__The request__: Quote all of the data that follows exactly as written, skipping the images.

+-------+

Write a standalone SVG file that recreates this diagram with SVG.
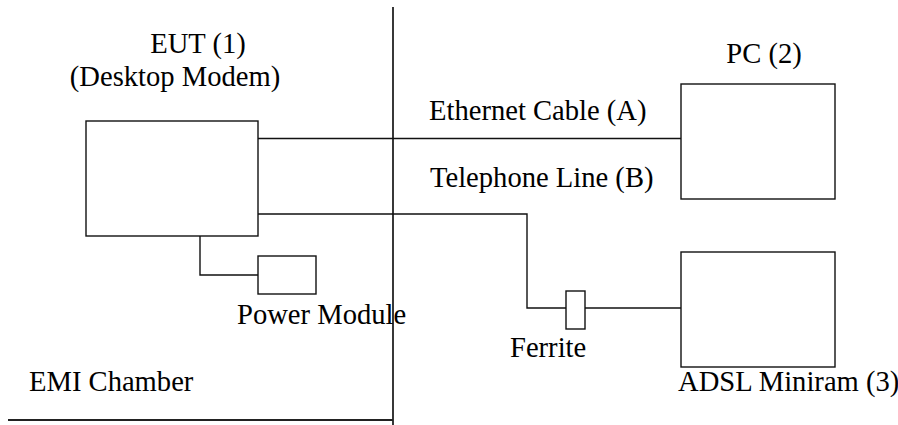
<svg xmlns="http://www.w3.org/2000/svg" width="898" height="425" viewBox="0 0 898 425">
<style>
.box{fill:#fff;stroke:#111;stroke-width:1.4}
.ln{fill:none;stroke:#111;stroke-width:1.4}
.wall{fill:none;stroke:#222;stroke-width:1.8}
.t{font-family:'Liberation Serif','DejaVu Serif',serif;font-size:28.6px;fill:#000}
</style>
<rect width="898" height="425" fill="#fff"/>
<g id="chamber">
<line class="wall" x1="393" y1="7" x2="393" y2="425"/>
<line class="wall" x1="8" y1="420" x2="393" y2="420"/>
<text class="t" x="29" y="391">EMI Chamber</text>
</g>
<g id="connectors">
<polyline class="ln" points="258,138.5 681,138.5"/>
<polyline class="ln" points="258,214 527,214 527,308 566,308"/>
<polyline class="ln" points="585,308 681,308"/>
<polyline class="ln" points="200,236 200,275 258,275"/>
<text class="t" x="429" y="120">Ethernet Cable (A)</text>
<text class="t" x="430" y="187">Telephone Line (B)</text>
</g>
<g id="eut">
<rect class="box" x="86" y="121" width="172" height="115"/>
<text class="t" x="198" y="53" text-anchor="middle">EUT (1)</text>
<text class="t" x="175" y="86" text-anchor="middle">(Desktop Modem)</text>
</g>
<g id="pc">
<rect class="box" x="681" y="84" width="154" height="115"/>
<text class="t" x="764" y="63" text-anchor="middle">PC (2)</text>
</g>
<g id="power">
<rect class="box" x="258" y="256" width="58" height="38"/>
<text class="t" x="237" y="324">Power Module</text>
</g>
<g id="ferrite">
<rect class="box" x="566" y="291" width="19" height="38"/>
<text class="t" x="510" y="357">Ferrite</text>
</g>
<g id="adsl">
<rect class="box" x="681" y="252" width="154" height="115"/>
<text class="t" x="678" y="391">ADSL Miniram (3)</text>
</g>
</svg>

+-------+

__The output__:
Write a standalone SVG file that recreates this diagram with SVG.
<svg xmlns="http://www.w3.org/2000/svg" width="898" height="425" viewBox="0 0 898 425">
<style>
.box{fill:#fff;stroke:#111;stroke-width:1.4}
.ln{fill:none;stroke:#111;stroke-width:1.4}
.wall{fill:none;stroke:#222;stroke-width:1.8}
.t{font-family:'Liberation Serif','DejaVu Serif',serif;font-size:28.6px;fill:#000}
</style>
<rect width="898" height="425" fill="#fff"/>
<g id="chamber">
<line class="wall" x1="393" y1="7" x2="393" y2="425"/>
<line class="wall" x1="8" y1="420" x2="393" y2="420"/>
<text class="t" x="29" y="391">EMI Chamber</text>
</g>
<g id="connectors">
<polyline class="ln" points="258,138.5 681,138.5"/>
<polyline class="ln" points="258,214 527,214 527,308 566,308"/>
<polyline class="ln" points="585,308 681,308"/>
<polyline class="ln" points="200,236 200,275 258,275"/>
<text class="t" x="429" y="120">Ethernet Cable (A)</text>
<text class="t" x="430" y="187">Telephone Line (B)</text>
</g>
<g id="eut">
<rect class="box" x="86" y="121" width="172" height="115"/>
<text class="t" x="198" y="53" text-anchor="middle">EUT (1)</text>
<text class="t" x="175" y="86" text-anchor="middle">(Desktop Modem)</text>
</g>
<g id="pc">
<rect class="box" x="681" y="84" width="154" height="115"/>
<text class="t" x="764" y="63" text-anchor="middle">PC (2)</text>
</g>
<g id="power">
<rect class="box" x="258" y="256" width="58" height="38"/>
<text class="t" x="237" y="324">Power Module</text>
</g>
<g id="ferrite">
<rect class="box" x="566" y="291" width="19" height="38"/>
<text class="t" x="510" y="357">Ferrite</text>
</g>
<g id="adsl">
<rect class="box" x="681" y="252" width="154" height="115"/>
<text class="t" x="678" y="391">ADSL Miniram (3)</text>
</g>
</svg>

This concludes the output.